The Spectator We
I am a sports fan. Yes, I have all the intellectual and logical questions about why I invest myself in professional athletes who make in a single year more than I make in a lifetime for chasing a ball around a gigantic lawn. Or in college students who are no more students than I am a football player … and will soon be making in a single year more than I make in a lifetime. It makes no sense but there it is. I love my teams. When they win, I say we. When we lose I say we but not quite as loudly. That would be The Spectator We. My son hates The Spectator We. He says, You’re not on the team, Dad. It has been a dreadful several years for Older Eyes the Sports Fan. My USC Trojans Football Team has been, well, awful. My Los Angeles Lakers only slightly better. And worse, their arch-rivals, the UCLA Bruins and Los Angeles Clippers are decent. They are actually better than decent but I can’t bring myself to say it. It looked like a long year was ahead.
Thank goodness for the LA Dodgers. Now, I will tell you, when my football and basketball favorites are doing well, baseball is only slightly below golf on the good-for-napping-in-front-of-the-TV scale. But desperation is desperation. Until June, the Dodgers had been dreadful They were 31-42, 9 1/2 games behind the Arizona Diamondbacks in the National League’s Western Division. Then, they brought up a young Cuban player by the name of Yasiel Puig. Puig drove baseball purists crazy. He made throwing errors. He made base running errors. He ran into walls trying to catch fly balls. But he played with joy and he could hit. And the Dodgers caught his spirit and began to win, going on a historic winning streak that led to them winning the National League’s Western Division by over ten games. This week, I’ve been watching the Dodgers play the Atlanta Braves in the National League Division Series (NLDS). It’s really easy to root against the Braves … their fans are known for a annoying form of ritual moaning known as the Tomahawk Chop.

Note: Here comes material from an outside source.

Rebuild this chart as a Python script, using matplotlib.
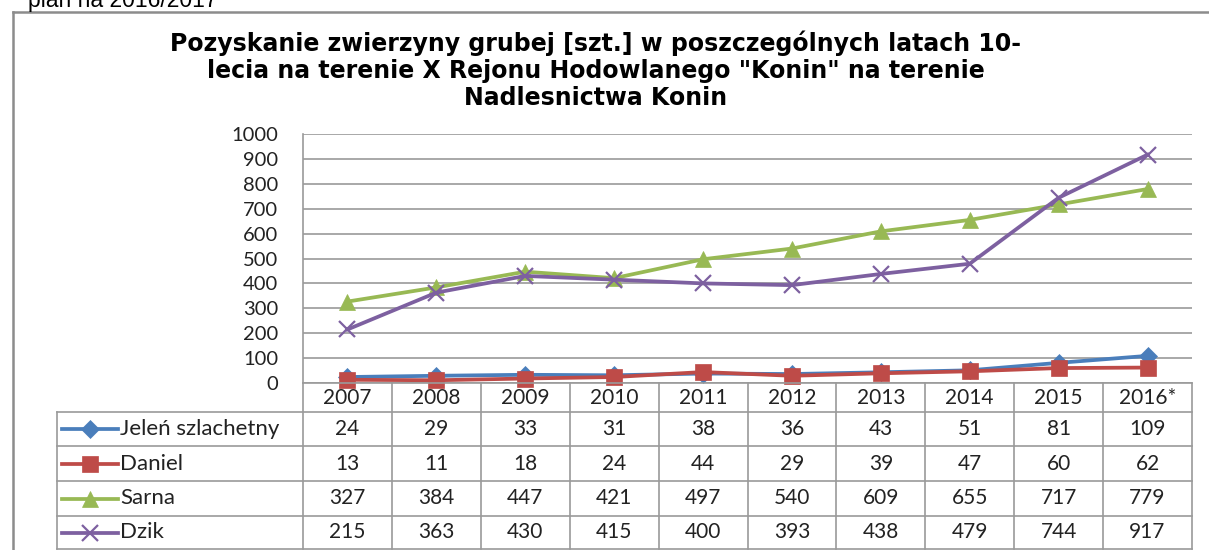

Anyway, on Monday night night, the Dodgers had a chance to close out the NLDS by winning the fourth game at Dodger Stadium. It looked grim in the eighth inning – the Braves were up 3-2 and the Dodgers couldn’t hit the ball with an oar. Then, Yasiel Puig hit a double and Juan Uribe … after trying to bunt twice … hit a long home run into the left field stands.
There is nothing like a game winning home run in front of the home crowd … and there was Older Eyes, jumping around the family room, clapping his hands and yelling, Yes! Yes! Yes! At least I didn’t run upstairs and high-five Muri. The Dodgers closer, Hanley Ramirez came in and struck out the side in the ninth. We (Spectator We) won.
Of course, The Spectator We is part of a phenomenon known to psychologists as sports identification, a means of finding a feeling of belonging in a world of increasing alienation, much as some people find belonging in spiritual communities. Others, like Ronald F. Levant, a psychology professor at the University of Akron, say, Identifying with your sports teams is one of the ways you can vicariously experience success, and in real life, success is hard. We have ups and downs, a lot of things don’t always go our way … especially in this economy. Professor Daniel Wann, a psychologist at Murray State University in Kentucky includes self-esteem as a motive for sports fans. Psychology Today says that we love sports because we are at our center, a story-telling animal and that sports provides accessible drama through legions of critics and a fantastical rotating casts of angels and devils, geniuses and journeymen, fallen giants and rising stars. It does imperious triumph, lucky escapes, impossible comebacks and stubborn stalemates. It captures the brilliance of unpredictability, the uncertainty of the human heart and human skill, of improvisation and chance. Scientific American reports a study by psychologist Paul Bernhardt and his colleagues, in which 21 male soccer fans provided salivary cortisol samples before and after watching their favorite teams compete against international rivals on TV for the World Cup. Mean testosterone levels increased in the fans of winning teams and decreased in the fans of losing teams.
So, you’d think with a winning team again … my sense of belonging enhanced, a fistful of vicarious success, my need for stories satisfied and my testosterone up … I’d be having a fabulous week. No, it’s muddling along just as it was Monday Morning. But it’s good to be winning again. Maybe the psychologists should stop trying to figure out why and have some fun. Go Dodgers.